_DATASET SECTION_:
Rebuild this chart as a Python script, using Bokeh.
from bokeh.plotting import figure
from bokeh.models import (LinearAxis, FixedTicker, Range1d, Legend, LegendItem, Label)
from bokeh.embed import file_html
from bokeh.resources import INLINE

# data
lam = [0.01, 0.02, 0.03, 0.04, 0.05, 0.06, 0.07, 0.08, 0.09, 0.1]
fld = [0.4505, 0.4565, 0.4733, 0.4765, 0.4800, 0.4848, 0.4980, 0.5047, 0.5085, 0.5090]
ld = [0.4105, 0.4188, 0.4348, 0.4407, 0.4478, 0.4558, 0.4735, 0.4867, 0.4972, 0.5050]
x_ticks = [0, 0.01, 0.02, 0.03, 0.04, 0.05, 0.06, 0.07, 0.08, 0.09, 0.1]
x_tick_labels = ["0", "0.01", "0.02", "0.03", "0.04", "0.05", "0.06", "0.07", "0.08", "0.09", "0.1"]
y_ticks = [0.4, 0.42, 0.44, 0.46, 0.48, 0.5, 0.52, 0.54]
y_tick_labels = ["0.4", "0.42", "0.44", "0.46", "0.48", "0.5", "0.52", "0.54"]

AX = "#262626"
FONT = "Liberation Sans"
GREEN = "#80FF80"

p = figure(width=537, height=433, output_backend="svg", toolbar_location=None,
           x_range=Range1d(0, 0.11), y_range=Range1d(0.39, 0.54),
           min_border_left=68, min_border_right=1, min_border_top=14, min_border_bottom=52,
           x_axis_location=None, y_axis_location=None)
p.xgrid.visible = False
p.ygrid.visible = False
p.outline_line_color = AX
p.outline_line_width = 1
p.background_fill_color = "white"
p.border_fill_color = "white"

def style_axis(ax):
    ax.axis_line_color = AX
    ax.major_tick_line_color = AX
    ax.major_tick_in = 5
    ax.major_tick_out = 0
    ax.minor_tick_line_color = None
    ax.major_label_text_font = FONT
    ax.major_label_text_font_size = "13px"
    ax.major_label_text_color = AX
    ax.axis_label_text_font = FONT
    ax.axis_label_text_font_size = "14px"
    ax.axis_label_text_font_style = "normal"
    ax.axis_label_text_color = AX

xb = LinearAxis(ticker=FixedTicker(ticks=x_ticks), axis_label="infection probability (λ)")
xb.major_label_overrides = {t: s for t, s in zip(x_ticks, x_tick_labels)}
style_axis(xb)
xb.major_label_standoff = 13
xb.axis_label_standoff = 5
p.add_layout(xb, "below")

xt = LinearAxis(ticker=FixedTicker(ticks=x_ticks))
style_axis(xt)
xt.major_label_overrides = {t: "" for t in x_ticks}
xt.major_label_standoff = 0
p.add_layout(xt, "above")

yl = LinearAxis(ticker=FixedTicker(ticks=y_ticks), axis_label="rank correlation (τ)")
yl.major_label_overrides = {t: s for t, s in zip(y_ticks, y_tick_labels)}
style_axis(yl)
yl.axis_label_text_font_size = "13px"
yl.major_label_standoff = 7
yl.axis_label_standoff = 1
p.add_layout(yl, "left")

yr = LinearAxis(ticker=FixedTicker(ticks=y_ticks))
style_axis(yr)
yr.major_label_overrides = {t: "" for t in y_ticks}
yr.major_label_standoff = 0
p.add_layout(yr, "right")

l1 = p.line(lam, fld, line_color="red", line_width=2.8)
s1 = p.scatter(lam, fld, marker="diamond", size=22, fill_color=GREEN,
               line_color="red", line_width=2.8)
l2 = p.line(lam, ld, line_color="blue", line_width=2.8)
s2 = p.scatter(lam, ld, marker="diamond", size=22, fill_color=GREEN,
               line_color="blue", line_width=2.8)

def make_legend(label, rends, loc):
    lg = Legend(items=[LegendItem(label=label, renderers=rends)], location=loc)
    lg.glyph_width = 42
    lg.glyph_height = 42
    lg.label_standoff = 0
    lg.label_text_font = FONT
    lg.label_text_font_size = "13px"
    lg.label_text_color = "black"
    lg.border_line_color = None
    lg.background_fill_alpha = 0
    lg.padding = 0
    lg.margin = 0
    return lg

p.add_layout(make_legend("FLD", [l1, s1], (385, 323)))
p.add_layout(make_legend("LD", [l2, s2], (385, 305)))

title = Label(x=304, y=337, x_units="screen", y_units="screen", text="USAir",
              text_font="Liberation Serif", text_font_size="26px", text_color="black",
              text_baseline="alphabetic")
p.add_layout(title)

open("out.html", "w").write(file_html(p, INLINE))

_GOAL OF THE EXERCISE_:
Write down again the exact lines running from the beginning of the data to the line containing "from bokeh.resources import INLINE", with both ends included.

_RESULT FOR THIS TASK_:
Rebuild this chart as a Python script, using Bokeh.
from bokeh.plotting import figure
from bokeh.models import (LinearAxis, FixedTicker, Range1d, Legend, LegendItem, Label)
from bokeh.embed import file_html
from bokeh.resources import INLINE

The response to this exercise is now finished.